This is an action on a voluntary covenant executed by the defendant's testatrix, in England, that her executors within six months after her death should pay to the plaintiffs upon certain trusts the sum of £2,500, with interest at 4 per cent. from the day of her death. It is agreed that by the law of England such a covenant constitutes a debt of the covenantor legally chargeable upon his or her estate, ranking after debts for value, but before legacies; but it is contended by the defendant that a similar instrument executed here would be void. The testatrix died domiciled in Massachusetts, and the only question is whether the covenant can be enforced here. If a similar covenant

made here would be enforced in our courts, the plaintiffs are entitled to recover; and, in the view which we take on that question, it is needless to examine with nicety how far the case is to be gov. erned by the English law as to domestic covenants, and how far by that of Massachusetts.

In our opinion, such a covenant as the present is not contrary to the policy of our laws, and could be enforced here if made in this State. If it were a contract upon valuable consideration, there is no doubt it would be binding. Parker v. Coburn, 10 Allen, 82. We presume that, in the absence of fraud, oppression, or unconscionableness, the courts would not inquire into the amount of such consideration. Parish v.
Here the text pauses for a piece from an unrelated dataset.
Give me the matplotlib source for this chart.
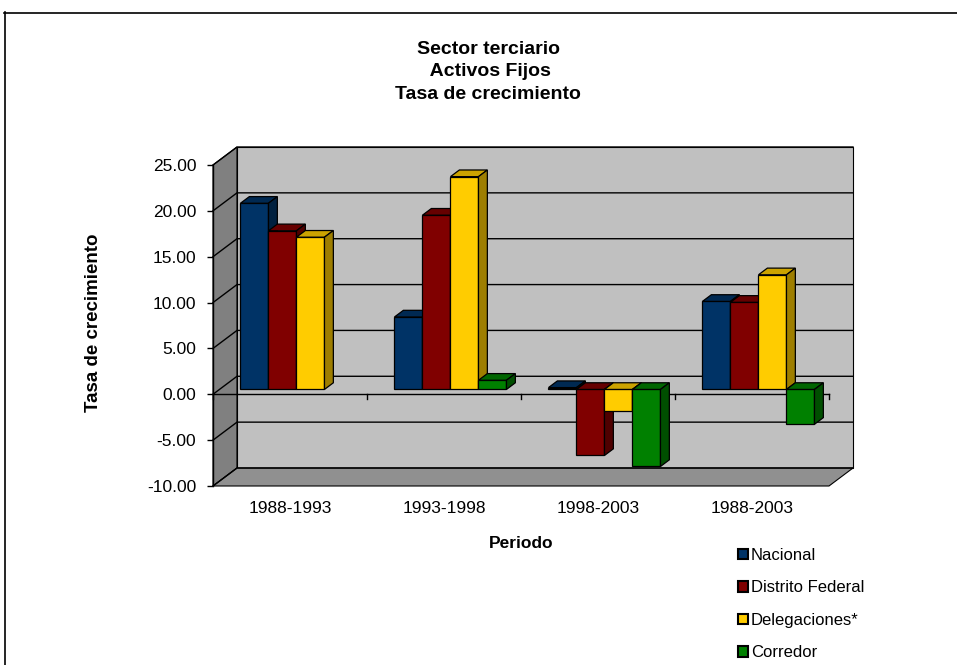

Stone, 14 Pick. 198, 207. This being so, consideration is as much a form as a seal. It would be anomalous to say that a covenant, in all other respects unquestionably valid and binding-Comstock v. Son (Mass.), 28 N. E. Rep. 296; Mather v. Corliss, 103 Mass. 568, 571-was void as contravening the policy of our statute of wills, but that a parol contract to do the same thing in consideration of a bushel of wheat was good. So, again, until lately an oral contract founded on a sufficient consideration to make a certain provision by wil for a particular person was valid. Wellington v. Apthorp, 145 Mass. 69, 13 N. E. Rep. 10. Now, by statute, no agreement of that sort shall be binding unless such agreement is in writing, signed by the party whose executor is sought to be charged, or by an authorized agent. St. 1888, ch. 372. Again, it would be going a good way to say, by construction, that a covenant did not satisfy this statute.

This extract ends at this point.